4) Open mic nights are good if the writer enjoys it as they are more likely to give a good performance. They do give a chance for creative people to meet.
5) Social networks are important but the book and the writing is even more so.
6) Print and digital books are now living side-by-side pretty much at the moment, after all: print books don’t need batteries. It seems the publishing industry has not suffered as much as music.
This panel consisted of Emma Darwin, Sophie Orme, Andrew Wille and Jamie Coleman who answered our questions. Here is what we talked about.
1) Timeslip is a popular genre with authors like Kate Mosse being very successful with readers.
2) Novels set at a time of British history are easier to sell as people would have learned about them at school (Romans, Tudors, World War Two, etc.) If there is no connection with a time or place then people are less likely to read the book.
3) The best word counts for debut authors is no more than 100,000 words. There are no real rules, however, as long as it’s good. Anything that’s not needed can be cut out and possibly used for something else.

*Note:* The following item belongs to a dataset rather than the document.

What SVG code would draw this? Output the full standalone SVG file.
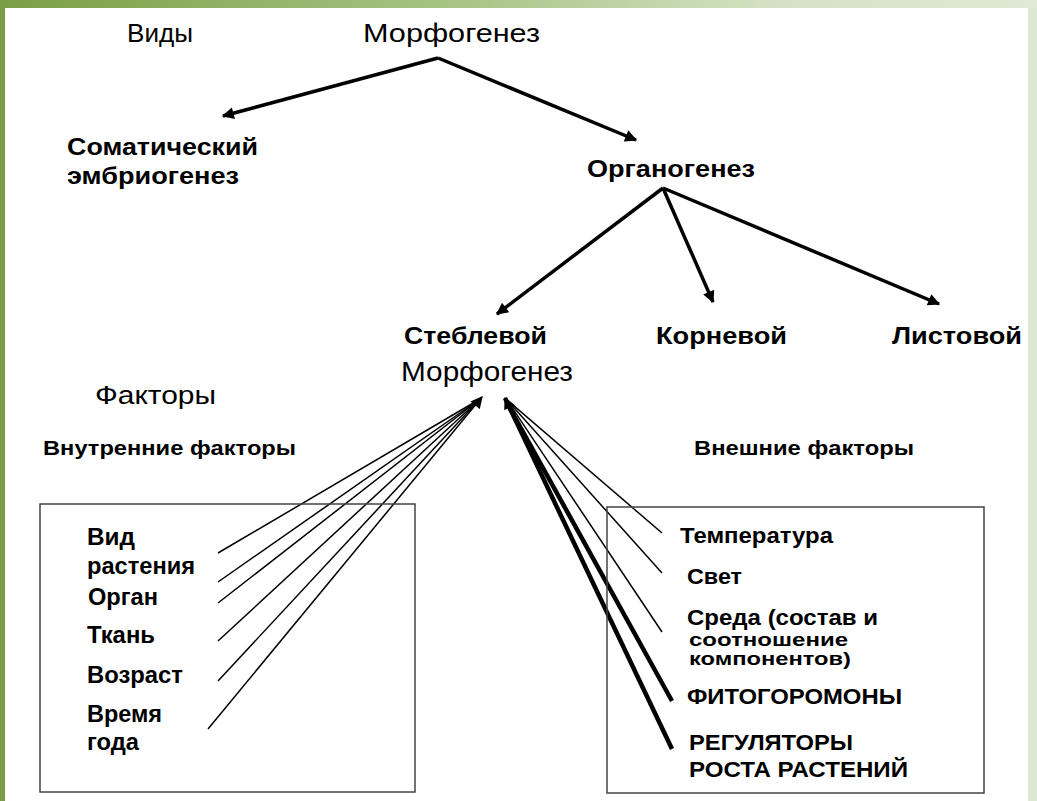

4) How short should work be? Digital publishing has allowed writers to experiment and more novellas are being published as a result. Longer works allow for immersion but it’s all down to the reader’s taste. Historical short stories are very difficult to write as they do not allow for this immersion (I’m glad I’m not the only one that thinks that!)
5) How accurate should real life be described? The basic answer to this was the details of a place or event should be as accurate as possible while characters allow for a little bit more artistic license.
6) Dialogue can’t be filled with modern phrases as it ruins the authenticity of the work but it can’t be too much the other way as the reader may not understand what is being said.
7) Although it’s not possible to defame the dead, families could get offended and kick up a fuss, particularly if the relative is still in living memory.
This was very good and insightful and was interesting to hear the perspectives from an author, an agent, an editor and a publisher.
The first of the workshops that I attended was a repeat of a session from last year that was very well received. Julie Cohen explained that films for children are stripped down and simple and are, therefore, a great way of learning how to structure stories well. They’re fun, too. We were shown extracts and examples from the Toy Story films, Wall-E, Cars, Finding Nemo, Up, Monsters Inc and The Incredibles.
Much of the plot in these films are around the development of the main character using a three-act structure. Act One is the introduction and the inciting event. Act Two is where most of the action happens with life-changing events, a big problem which takes the character back to the start but he overcomes this with a new perspective on life and uses this to become a better person. Act Three is the end where everything is resolved.
The stories in these films are started very fast with the whole set up being established in the first six minutes or so. plot, setting, tone, etc. The backstories are shown in objects and brief actions are shown during the opening minutes and there are repeated motifs (such as Wall-E holding hands showing how he wants a connection. Subplots are part of the main plot and offer more insights into the character (such as Nemo learning bravery from stories about his father). The end of the story brings the story full circle and is both exciting and emotional in equal measure with the ending reflecting the beginning (such as a race in Cars).
Prologues are largely unnecessary and are mainly for the writer, not the reader, although the opening few minutes of Up opens the film up to an older audience as well as a younger one (and no I did not cry when we watched it!)
This was a very entertaining workshop and I can see why it was repeated this year. I’m now going to do the homework we were given which was to add Wall-E to my list of films to watch!